Twelfth Night (Villanova/PA Shakespeare Festival) —2005

The romantic songs and incidental music for this 2005 production of Twelfth Night at Villanova Theatre were also used in the Pennsylvania Shakespeare Festival in 2008. Both productions were subtly and inventively directed by James J. Christy.

Director James J. Christy did not set his production of Twelfth Night in a specific time and place. “We’re generating our own fantasyland made up of different bits and pieces; we’re working on an eclectic design that features a modern sensibility with hints of period,” said Christy. “I am deliberately avoiding a big concept and am working organically, centering the production on what is available and a part of our fantasy.”

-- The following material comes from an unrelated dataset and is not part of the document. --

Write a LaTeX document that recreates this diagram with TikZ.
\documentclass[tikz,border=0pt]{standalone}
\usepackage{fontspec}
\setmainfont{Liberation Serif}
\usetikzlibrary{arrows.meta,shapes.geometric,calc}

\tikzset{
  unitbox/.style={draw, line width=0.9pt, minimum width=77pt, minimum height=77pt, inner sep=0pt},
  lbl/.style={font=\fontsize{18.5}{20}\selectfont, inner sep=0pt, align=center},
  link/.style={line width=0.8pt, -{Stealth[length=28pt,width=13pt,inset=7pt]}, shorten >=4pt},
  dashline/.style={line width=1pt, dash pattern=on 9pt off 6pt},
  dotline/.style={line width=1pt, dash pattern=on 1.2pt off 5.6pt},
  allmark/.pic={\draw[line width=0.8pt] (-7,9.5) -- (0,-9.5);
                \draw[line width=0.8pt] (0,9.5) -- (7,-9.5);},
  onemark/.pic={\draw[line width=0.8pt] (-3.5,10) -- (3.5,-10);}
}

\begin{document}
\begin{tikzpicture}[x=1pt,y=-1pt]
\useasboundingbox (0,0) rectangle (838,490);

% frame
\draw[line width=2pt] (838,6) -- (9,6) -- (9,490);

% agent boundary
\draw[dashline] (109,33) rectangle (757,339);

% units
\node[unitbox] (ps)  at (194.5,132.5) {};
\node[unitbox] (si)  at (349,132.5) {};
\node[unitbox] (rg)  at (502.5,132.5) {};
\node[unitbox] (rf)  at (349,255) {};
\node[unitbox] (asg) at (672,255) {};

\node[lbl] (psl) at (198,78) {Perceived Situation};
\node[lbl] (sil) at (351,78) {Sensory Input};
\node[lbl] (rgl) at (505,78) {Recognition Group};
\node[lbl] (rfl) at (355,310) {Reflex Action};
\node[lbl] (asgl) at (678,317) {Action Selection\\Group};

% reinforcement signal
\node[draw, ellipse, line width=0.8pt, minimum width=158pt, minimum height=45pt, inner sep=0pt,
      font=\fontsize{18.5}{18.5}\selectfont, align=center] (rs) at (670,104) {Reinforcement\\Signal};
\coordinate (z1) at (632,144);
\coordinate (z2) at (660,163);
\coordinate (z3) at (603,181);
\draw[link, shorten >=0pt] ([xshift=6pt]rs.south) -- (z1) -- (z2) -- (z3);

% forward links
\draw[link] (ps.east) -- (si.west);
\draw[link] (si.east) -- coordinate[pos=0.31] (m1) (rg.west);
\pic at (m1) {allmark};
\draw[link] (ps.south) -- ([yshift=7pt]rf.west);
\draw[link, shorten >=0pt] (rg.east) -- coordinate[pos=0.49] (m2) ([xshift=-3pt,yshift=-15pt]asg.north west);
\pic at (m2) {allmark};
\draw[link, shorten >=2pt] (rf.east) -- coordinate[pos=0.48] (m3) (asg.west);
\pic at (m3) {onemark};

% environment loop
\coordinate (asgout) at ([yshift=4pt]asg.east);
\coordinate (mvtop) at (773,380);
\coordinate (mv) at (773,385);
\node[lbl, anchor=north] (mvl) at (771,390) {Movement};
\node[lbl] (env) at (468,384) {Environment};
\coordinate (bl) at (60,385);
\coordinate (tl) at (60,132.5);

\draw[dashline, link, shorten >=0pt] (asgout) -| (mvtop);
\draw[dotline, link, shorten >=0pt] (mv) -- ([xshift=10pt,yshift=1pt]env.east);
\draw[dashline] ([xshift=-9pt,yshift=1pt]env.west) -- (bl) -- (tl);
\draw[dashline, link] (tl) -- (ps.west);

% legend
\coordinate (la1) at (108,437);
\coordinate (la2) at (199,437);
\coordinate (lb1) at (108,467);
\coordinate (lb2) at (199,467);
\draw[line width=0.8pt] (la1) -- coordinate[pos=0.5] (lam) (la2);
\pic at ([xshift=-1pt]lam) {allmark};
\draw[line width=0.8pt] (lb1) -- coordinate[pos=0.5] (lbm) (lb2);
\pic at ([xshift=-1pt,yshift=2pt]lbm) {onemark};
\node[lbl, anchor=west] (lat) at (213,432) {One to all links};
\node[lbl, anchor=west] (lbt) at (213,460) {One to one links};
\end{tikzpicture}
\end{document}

“Composer Robert Maggio has created beautiful, classical sounds that complement the sentimental and romantic feelings in the play,” Christy continued. “But this music is mixed with popular styles from the 20th century, including Cole Porter, blues, and folk rock to give it irony and wit. Among the cast we happen to have four guitarists and a violinist, so the music is composed around these instruments.”


In addition, Christy has emphasized the musical aspects of the play by using live musicians onstage, playing bass, guitar, violin and cello to provide musical interludes and settings for the songs by Philadelphia composer Robert Maggio. As Feste, the jester who always knows the score, Anthony Lawton gets to sing the songs (“O Mistress Mine,” “Come Away, Death”) that provide some of the funniest and most poignant moments of the evening.

Susan L. Pena, Reading Eagle

Robert Maggio’s sweet, threading score, played live by a string trio as an aphrodisiac for the ears. Anthony Lawton’s gymnastic, prowling Feste, a welcome change from typically goofy, crazy interpretations of Olivia’s favorite fool. Lawton is a pirate, a panther, a pinpoint Puck. His songs about love’s slavery and life’s bad weather have a melancholy that sweeps like an inky cloud.